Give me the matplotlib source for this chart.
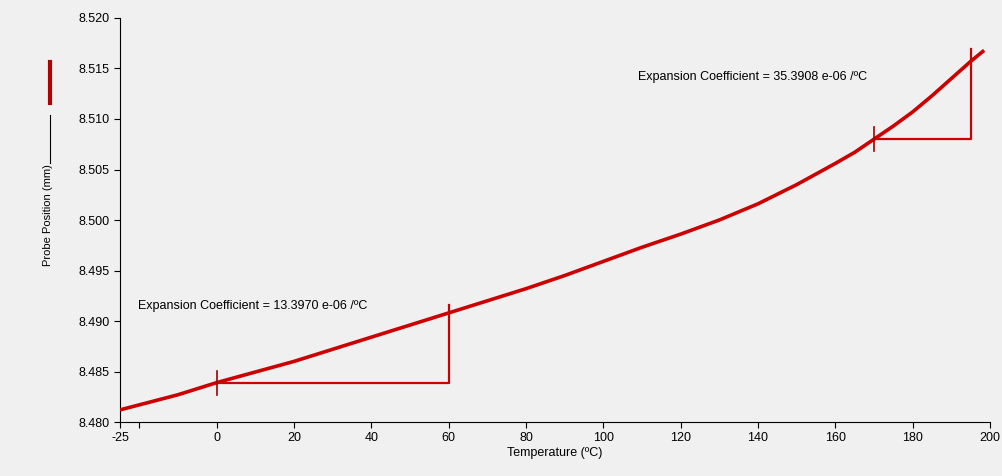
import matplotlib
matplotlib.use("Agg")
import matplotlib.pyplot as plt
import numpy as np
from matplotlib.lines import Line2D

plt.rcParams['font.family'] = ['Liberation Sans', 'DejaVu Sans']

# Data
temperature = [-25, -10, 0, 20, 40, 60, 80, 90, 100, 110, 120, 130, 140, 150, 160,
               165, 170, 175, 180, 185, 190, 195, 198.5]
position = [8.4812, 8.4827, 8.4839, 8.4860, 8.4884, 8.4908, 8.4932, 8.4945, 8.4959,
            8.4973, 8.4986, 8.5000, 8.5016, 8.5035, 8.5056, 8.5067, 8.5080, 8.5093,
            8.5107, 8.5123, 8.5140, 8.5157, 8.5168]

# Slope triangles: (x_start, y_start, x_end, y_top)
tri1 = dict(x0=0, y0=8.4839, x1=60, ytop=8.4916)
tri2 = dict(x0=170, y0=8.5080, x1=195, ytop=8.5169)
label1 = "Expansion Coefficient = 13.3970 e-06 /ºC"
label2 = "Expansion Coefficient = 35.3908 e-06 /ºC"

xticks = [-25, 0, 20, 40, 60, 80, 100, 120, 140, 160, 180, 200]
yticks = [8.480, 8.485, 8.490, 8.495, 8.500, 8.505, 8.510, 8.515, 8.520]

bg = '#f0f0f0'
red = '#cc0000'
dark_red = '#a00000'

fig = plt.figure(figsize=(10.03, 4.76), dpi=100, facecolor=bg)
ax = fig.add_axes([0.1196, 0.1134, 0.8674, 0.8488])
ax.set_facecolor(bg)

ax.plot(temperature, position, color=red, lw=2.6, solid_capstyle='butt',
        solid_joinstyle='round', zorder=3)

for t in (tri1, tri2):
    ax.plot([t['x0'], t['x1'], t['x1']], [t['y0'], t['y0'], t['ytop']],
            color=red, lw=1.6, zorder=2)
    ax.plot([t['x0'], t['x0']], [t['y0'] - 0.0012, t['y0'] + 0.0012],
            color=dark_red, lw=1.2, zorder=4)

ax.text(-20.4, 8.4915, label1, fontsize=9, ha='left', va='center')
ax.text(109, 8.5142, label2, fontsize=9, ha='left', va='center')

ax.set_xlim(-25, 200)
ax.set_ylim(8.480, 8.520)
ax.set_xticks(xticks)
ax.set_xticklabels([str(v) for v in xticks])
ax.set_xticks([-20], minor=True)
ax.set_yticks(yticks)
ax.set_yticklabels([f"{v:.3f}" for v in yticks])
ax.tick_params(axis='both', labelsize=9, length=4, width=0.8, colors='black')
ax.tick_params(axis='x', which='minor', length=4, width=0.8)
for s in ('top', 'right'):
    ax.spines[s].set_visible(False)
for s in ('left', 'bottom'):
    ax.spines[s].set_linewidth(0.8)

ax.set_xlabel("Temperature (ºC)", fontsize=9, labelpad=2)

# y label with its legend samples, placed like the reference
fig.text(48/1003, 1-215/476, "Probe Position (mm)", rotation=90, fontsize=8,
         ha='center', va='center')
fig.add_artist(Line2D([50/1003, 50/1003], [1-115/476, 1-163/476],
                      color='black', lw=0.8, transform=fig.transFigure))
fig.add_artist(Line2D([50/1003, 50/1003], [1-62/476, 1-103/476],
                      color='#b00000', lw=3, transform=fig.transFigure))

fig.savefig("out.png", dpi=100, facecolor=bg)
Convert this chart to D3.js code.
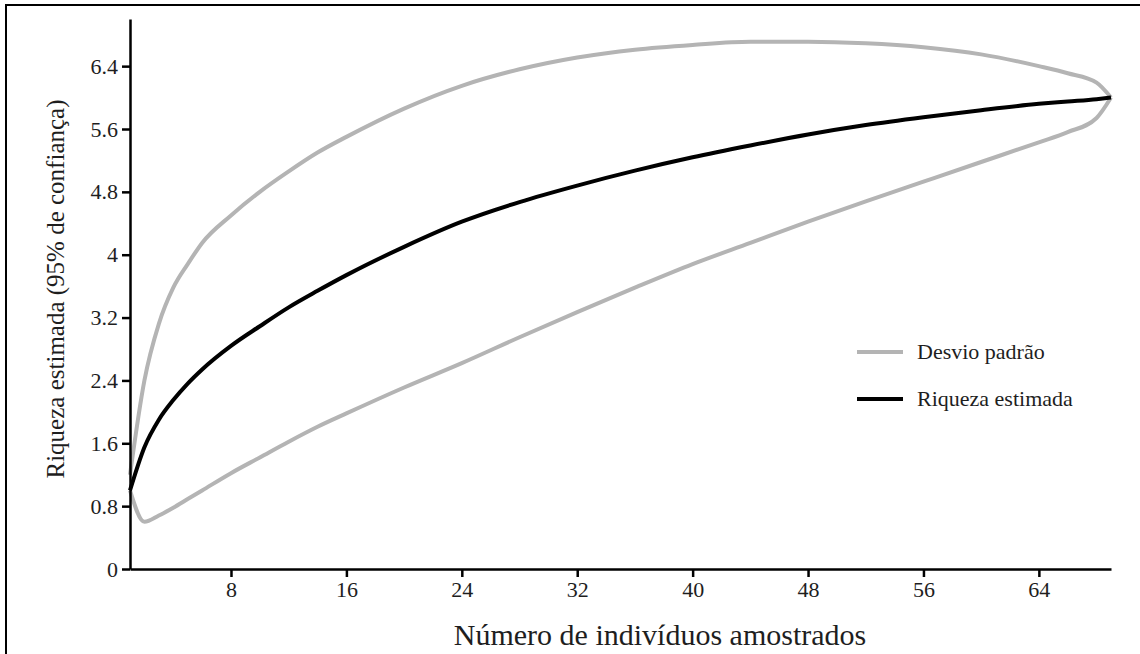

* _Task description_
Please restate the material above line by line, exactly, beginning at its first line and ending with the line that contains "8.510, 8.515, 8.520]", without any pictures.

* _The reply_
Give me the matplotlib source for this chart.
import matplotlib
matplotlib.use("Agg")
import matplotlib.pyplot as plt
import numpy as np
from matplotlib.lines import Line2D

plt.rcParams['font.family'] = ['Liberation Sans', 'DejaVu Sans']

# Data
temperature = [-25, -10, 0, 20, 40, 60, 80, 90, 100, 110, 120, 130, 140, 150, 160,
               165, 170, 175, 180, 185, 190, 195, 198.5]
position = [8.4812, 8.4827, 8.4839, 8.4860, 8.4884, 8.4908, 8.4932, 8.4945, 8.4959,
            8.4973, 8.4986, 8.5000, 8.5016, 8.5035, 8.5056, 8.5067, 8.5080, 8.5093,
            8.5107, 8.5123, 8.5140, 8.5157, 8.5168]

# Slope triangles: (x_start, y_start, x_end, y_top)
tri1 = dict(x0=0, y0=8.4839, x1=60, ytop=8.4916)
tri2 = dict(x0=170, y0=8.5080, x1=195, ytop=8.5169)
label1 = "Expansion Coefficient = 13.3970 e-06 /ºC"
label2 = "Expansion Coefficient = 35.3908 e-06 /ºC"

xticks = [-25, 0, 20, 40, 60, 80, 100, 120, 140, 160, 180, 200]
yticks = [8.480, 8.485, 8.490, 8.495, 8.500, 8.505, 8.510, 8.515, 8.520]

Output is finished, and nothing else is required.